Friday, April 22, 2005

INTRODUCTION

Shakespeare, in Richard II:
This royal throne of kings, this sceptered isle,
This earth of majesty, this seat of Mars,
This other Eden, demiparadise
This fortress built by nature for herself


A desert is a place where you will find silence and space. Science has a different description: A desert is a desert if it gets less than 12 inches (30cm) of rain per year. Deserts are generally understood today to be desolate, far flung places: “barren tracts with little or no water". In fact, a third of the earth’s surface is classed as desert. Chances are, wherever a man or woman stands, a desert is not far off.

Most deserts are made out as wastelands filled with emptiness. Eden’s do exist beyond the biblical archetype: California’s Silicon Valley is one and in the desert of Nevada is another, glimmering Las Vegas. Both are models of a demiparadise erupting out of mere waterless soil. There are better things to do and see in deserts than make memory chips or spin roulette tables. These areas boast eye-popping spectacles, such as in the Pinnacles Desert of Western Australia with its 30,000-year-old limestone pillars (the remains of an ancient forest).

Deserts are more than just sand dunes; they are often journeys through very ancient worlds. Egypt’s Western desert and the Grand Canyon are prime cases, as is the Gobi with its fossilised remains of dinosaurs. Salt flats such as the very dry Atacama in South America have a haunting lunar beauty about them, so too do the shores of the Jordan’s Dead Sea. Desert locations (such as Death Valley in the Mojave, Morocco and Tunisia) frequently form impressive backdrops for commercial filmmaking, often with science fiction and ancient historical themes.

The biggest and most breathtaking deserts in the world are in Africa. The principal desert is the Sahara, 25 times the size of Great Britain, spanning over 2,000,000 square miles of the earth's surface and still spreading. One of the oldest deserts, The Namib in southern Africa, has the world’s highest sand dunes at Sossusvlei. The Namib is famous for its “Skeleton Coast", a centuries-old killer of ships and men that forms the western part of the world’s largest continuous mantle of sand, the Kalahari Desert.
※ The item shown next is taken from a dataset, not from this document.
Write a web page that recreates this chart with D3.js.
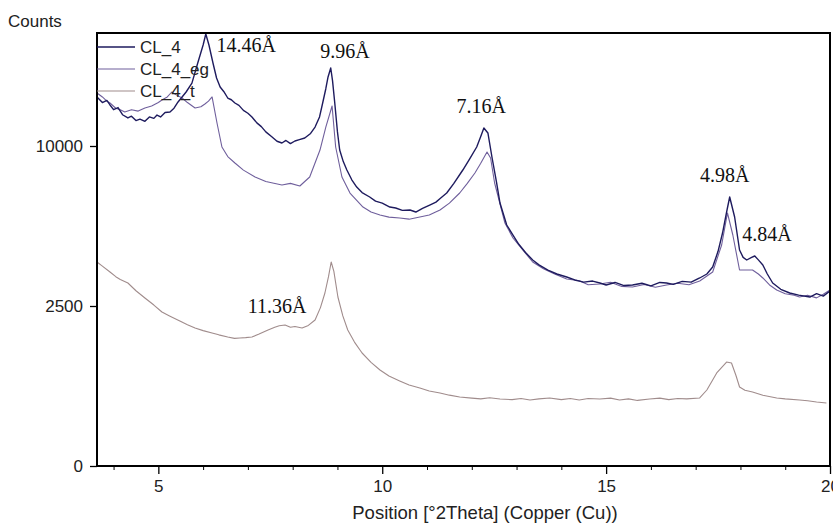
<!DOCTYPE html>
<html>
<head>
<meta charset="utf-8">
<script src="https://d3js.org/d3.v7.min.js"></script>
<style>
  body { margin: 0; background: #fff; }
  .tick text { font-family: "Liberation Sans", Arial, sans-serif; font-size: 17px; fill: #222; }
  .peak { font-family: "Liberation Serif", "Times New Roman", serif; font-size: 20px; fill: #111; }
  .lbl { font-family: "Liberation Sans", Arial, sans-serif; fill: #222; }
</style>
</head>
<body>
<script>
// data: [2theta, counts]
var cl4 = [
  [3.63,13300],[3.75,12900],[3.85,13050],[3.92,12730],[4.0,12400],[4.1,12550],[4.2,12050],[4.32,11830],
  [4.4,11950],[4.5,11650],[4.59,11750],[4.7,11600],[4.8,11900],[4.9,11800],[4.97,12030],[5.05,11900],
  [5.15,12200],[5.26,12240],[5.35,12500],[5.44,12940],[5.53,13300],[5.62,13660],[5.75,14320],[5.88,15860],
  [6.0,17310],[6.06,18225],[6.13,17310],[6.22,15860],[6.3,14700],[6.38,14030],[6.46,13700],[6.55,13225],
  [6.63,13100],[6.71,12870],[6.8,12700],[6.9,12350],[7.0,12150],[7.09,11895],[7.2,11500],[7.3,11250],
  [7.4,10900],[7.54,10570],[7.65,10300],[7.76,10190],[7.85,10350],[7.95,10150],[8.05,10315],[8.15,10400],
  [8.27,10506],[8.4,10800],[8.5,11220],[8.6,11900],[8.67,12870],[8.74,13900],[8.79,14780],[8.85,15470],
  [8.89,14500],[8.94,12870],[9.0,10900],[9.05,9750],[9.13,9050],[9.21,8556],[9.32,8000],[9.43,7600],
  [9.55,7300],[9.72,7066],[9.85,6850],[10.0,6750],[10.17,6550],[10.3,6500],[10.45,6380],[10.62,6400],
  [10.75,6300],[10.9,6480],[11.06,6652],[11.2,6800],[11.3,7000],[11.44,7278],[11.6,7800],[11.8,8556],
  [11.95,9200],[12.11,9938],[12.2,10600],[12.27,11156],[12.36,10830],[12.45,9325],[12.55,7900],[12.63,6755],
  [12.78,5672],[12.92,5211],[13.05,4800],[13.2,4450],[13.36,4144],[13.5,3950],[13.7,3750],[13.9,3600],
  [14.12,3488],[14.3,3380],[14.5,3300],[14.7,3340],[14.86,3270],[15.0,3200],[15.2,3290],[15.4,3180],
  [15.59,3199],[15.8,3260],[16.0,3170],[16.2,3290],[16.35,3270],[16.5,3220],[16.7,3330],[16.9,3300],
  [17.09,3452],[17.25,3600],[17.38,3867],[17.5,4500],[17.6,5301],[17.7,6400],[17.76,7066],[17.87,6054],
  [17.98,4556],[18.06,4250],[18.14,4144],[18.25,4250],[18.32,4307],[18.4,4150],[18.5,3945],[18.6,3600],
  [18.72,3270],[18.9,3050],[19.1,2923],[19.3,2850],[19.55,2789],[19.7,2900],[19.85,2820],[20.0,2991]
];

var cl4eg = [
  [3.63,13590],[3.75,13300],[3.85,13000],[3.92,12870],[4.05,12500],[4.15,12400],[4.25,12240],[4.4,12400],
  [4.55,12300],[4.7,12515],[4.85,12650],[5.0,12900],[5.08,13080],[5.2,13300],[5.3,13660],[5.4,13450],
  [5.53,13225],[5.65,12900],[5.82,12515],[5.95,12600],[6.04,12797],[6.12,13000],[6.2,13300],[6.31,11490],
  [6.42,9938],[6.55,9350],[6.71,8966],[6.9,8550],[7.16,8156],[7.4,7900],[7.76,7711],[7.95,7800],
  [8.16,7656],[8.38,8156],[8.61,9751],[8.74,11220],[8.88,12656],[8.96,9938],[9.1,8156],[9.28,7278],
  [9.57,6550],[9.75,6300],[9.95,6152],[10.15,6050],[10.39,6006],[10.6,5950],[10.84,6055],[11.05,6150],
  [11.29,6400],[11.5,6750],[11.73,7278],[11.9,7800],[12.07,8383],[12.2,8950],[12.34,9628],[12.42,9264],
  [12.51,7821],[12.74,5767],[12.92,5077],[13.36,4064],[13.6,3800],[13.85,3600],[14.12,3415],[14.4,3350],
  [14.6,3210],[14.86,3235],[15.1,3300],[15.35,3150],[15.59,3129],[15.85,3220],[16.1,3120],[16.35,3199],
  [16.6,3260],[16.85,3210],[17.09,3342],[17.38,3675],[17.58,4770],[17.71,6251],[17.83,5211],[17.98,3752],
  [18.27,3752],[18.4,3600],[18.5,3452],[18.65,3200],[18.81,3025],[19.0,2900],[19.2,2850],[19.32,2789],
  [19.5,2850],[19.7,2760],[19.85,2880],[20.0,3025]
];

var cl4t = [
  [3.63,4064],[3.75,3900],[3.92,3675],[4.05,3500],[4.15,3400],[4.32,3270],[4.5,3000],[4.7,2756],
  [4.9,2530],[5.08,2316],[5.25,2200],[5.48,2053],[5.65,1950],[5.82,1860],[6.0,1790],[6.2,1727],
  [6.35,1680],[6.55,1625],[6.7,1590],[6.82,1600],[6.95,1610],[7.09,1625],[7.25,1700],[7.45,1806],
  [7.6,1880],[7.7,1920],[7.83,1941],[7.95,1880],[8.05,1900],[8.21,1860],[8.35,1930],[8.5,2082],
  [8.62,2450],[8.72,2923],[8.8,3500],[8.86,4064],[8.92,3700],[9.01,2789],[9.12,2200],[9.23,1806],
  [9.38,1500],[9.55,1247],[9.75,1050],[9.95,900],[10.15,790],[10.39,706],[10.6,640],[10.84,594],
  [11.05,550],[11.29,520],[11.5,490],[11.73,465],[12.0,450],[12.2,440],[12.4,455],[12.63,438],
  [12.9,430],[13.1,445],[13.3,425],[13.5,440],[13.74,452],[14.0,430],[14.2,445],[14.4,425],
  [14.6,445],[14.86,438],[15.1,450],[15.3,425],[15.5,440],[15.7,420],[15.97,438],[16.2,450],
  [16.4,430],[16.6,445],[16.8,440],[17.09,452],[17.25,564],[17.47,845],[17.69,1056],[17.8,1036],
  [17.9,800],[17.98,609],[18.1,560],[18.27,535],[18.5,490],[18.81,452],[19.0,440],[19.32,425],
  [19.5,415],[19.7,400],[19.92,388]
];

var seriesNames = ["CL_4", "CL_4_eg", "CL_4_t"];
var seriesColors = ["#1e1b5e", "#6f5f9c", "#a08c8c"];

var xMajor = [5, 10, 15, 20];
var xMinor = [4, 6, 7, 8, 9, 11, 12, 13, 14, 16, 17, 18, 19];
var yTicks = [0, 2500, 10000];

// peak labels and where they sit: [2theta, counts]
var peakText = ["14.46Å", "9.96Å", "7.16Å", "4.98Å", "4.84Å", "11.36Å"];
var peakPos = [[6.96, 16740], [9.17, 16256], [12.21, 12170], [17.65, 7877], [18.59, 4944], [7.65, 2286]];

var W = 833, H = 525;
var pLeft = 97, pRight = 830, pTop = 33, pBottom = 466;

var svg = d3.select("body").append("svg")
  .attr("width", W).attr("height", H);

var x = d3.scaleLinear().domain([3.63, 20]).range([pLeft, pRight]);
var y = d3.scaleSqrt().domain([0, 18310]).range([pBottom, pTop]);

var line = d3.line()
  .x(function(d) { return x(d[0]); })
  .y(function(d) { return y(d[1]); });

// curves, bottom one first
[cl4t, cl4eg, cl4].forEach(function(s, i) {
  var k = 2 - i;
  svg.append("path")
    .datum(s)
    .attr("d", line)
    .attr("fill", "none")
    .attr("stroke", seriesColors[k])
    .attr("stroke-width", k === 0 ? 1.4 : 1.1)
    .attr("stroke-linejoin", "round");
});

// frame
svg.append("rect")
  .attr("x", pLeft).attr("y", pTop)
  .attr("width", pRight - pLeft).attr("height", pBottom - pTop)
  .attr("fill", "none").attr("stroke", "#000").attr("stroke-width", 2);

// x axis
var xAxisG = svg.append("g").attr("transform", "translate(0," + pBottom + ")");
xAxisG.call(d3.axisBottom(x).tickValues(xMajor).tickSize(8).tickPadding(6).tickFormat(d3.format("d")));
xAxisG.select(".domain").remove();
xAxisG.selectAll(".tick line").attr("stroke", "#000").attr("stroke-width", 1.3);

var xMinorG = svg.append("g").attr("transform", "translate(0," + pBottom + ")");
xMinorG.call(d3.axisBottom(x).tickValues(xMinor).tickSize(4).tickFormat(""));
xMinorG.select(".domain").remove();
xMinorG.selectAll(".tick line").attr("stroke", "#000");

// y axis
var yAxisG = svg.append("g").attr("transform", "translate(" + pLeft + ",0)");
yAxisG.call(d3.axisLeft(y).tickValues(yTicks).tickSize(7).tickPadding(7).tickFormat(d3.format("d")));
yAxisG.select(".domain").remove();
yAxisG.selectAll(".tick line").attr("stroke", "#000").attr("stroke-width", 1.3);

// axis titles
svg.append("text").attr("class", "lbl")
  .attr("x", 8).attr("y", 27).style("font-size", "17px").text("Counts");
svg.append("text").attr("class", "lbl")
  .attr("x", 485).attr("y", 519)
  .attr("text-anchor", "middle").style("font-size", "18.5px")
  .text("Position [°2Theta] (Copper (Cu))");

// legend
seriesNames.forEach(function(n, i) {
  var ly = 47 + i * 22;
  svg.append("line")
    .attr("x1", pLeft).attr("x2", 135).attr("y1", ly).attr("y2", ly)
    .attr("stroke", seriesColors[i]).attr("stroke-width", i === 0 ? 1.4 : 1.1);
  svg.append("text").attr("class", "lbl")
    .attr("x", 140).attr("y", ly + 6).style("font-size", "17px").text(n);
});

// peak labels
svg.selectAll("text.peak")
  .data(peakText)
  .enter().append("text")
  .attr("class", "peak")
  .attr("x", function(d, i) { return x(peakPos[i][0]); })
  .attr("y", function(d, i) { return y(peakPos[i][1]); })
  .attr("text-anchor", "middle")
  .text(function(d) { return d; });
</script>
</body>
</html>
The Kalahari is more accurately described as a "thirstland" because of the lack of surface water, but it boasts the most astonishing Eden of all– the Okavango Delta, the largest inland delta in the world. Not far to the East is the Makgadigadi Salt Pans, the world’s biggest saltpans. Both the delta and the pans are visible on satellite imagery and high definition weather photos. The Kalahari extends from Namibia into Zimbabwe and South Africa, and forms most of a country called Botswana.
In the centre of the African plateau, in line with the Tropic of Capricorn, is the landlocked country of Botswana, Africa’s most successful democracy. This is the heartland of the Kalahari. The word ‘Kalahari’ is believed to have come from a marginalized community in Botswana called the BaKgalagari.

Botswana nowadays produces almost a third of the world's diamonds by value, far more than any other state. This represents about half of government revenue. The world’s largest and second largest diamond mines – Jwaneng and Orapa, are to be found in the Kalahari region of Botswana. Orapa, slightly smaller than Jwaneng, is situated in a more ecologically sensitive area, close to the edge of the massive Makgadigadi Salt Pans, some hundred miles east of the delta.

In 1997, the Botswana government began a large-scale evacuation of the Kalahari’s aboriginal people from their familial lands in the Kalahari. These evacuations continue today. They have been carried out under the semblance of the Bushmen's 'development', and also for the protection of the areas animals. But while more and more Bushmen are driven out, or their water supplies removed, the number of concessions granted for diamond mining operations is skyrocketing. De Beers is a major actor in this show of voracity and self-indulgence.

The Kalahari Bushmen's dilemma is tied directly to Botswana's diamond trade. Pressure from the police is routine. Virtually all the Bushmen now live in bleak resettlement camps. About 100 still hold out in the Reserve. This story is for them.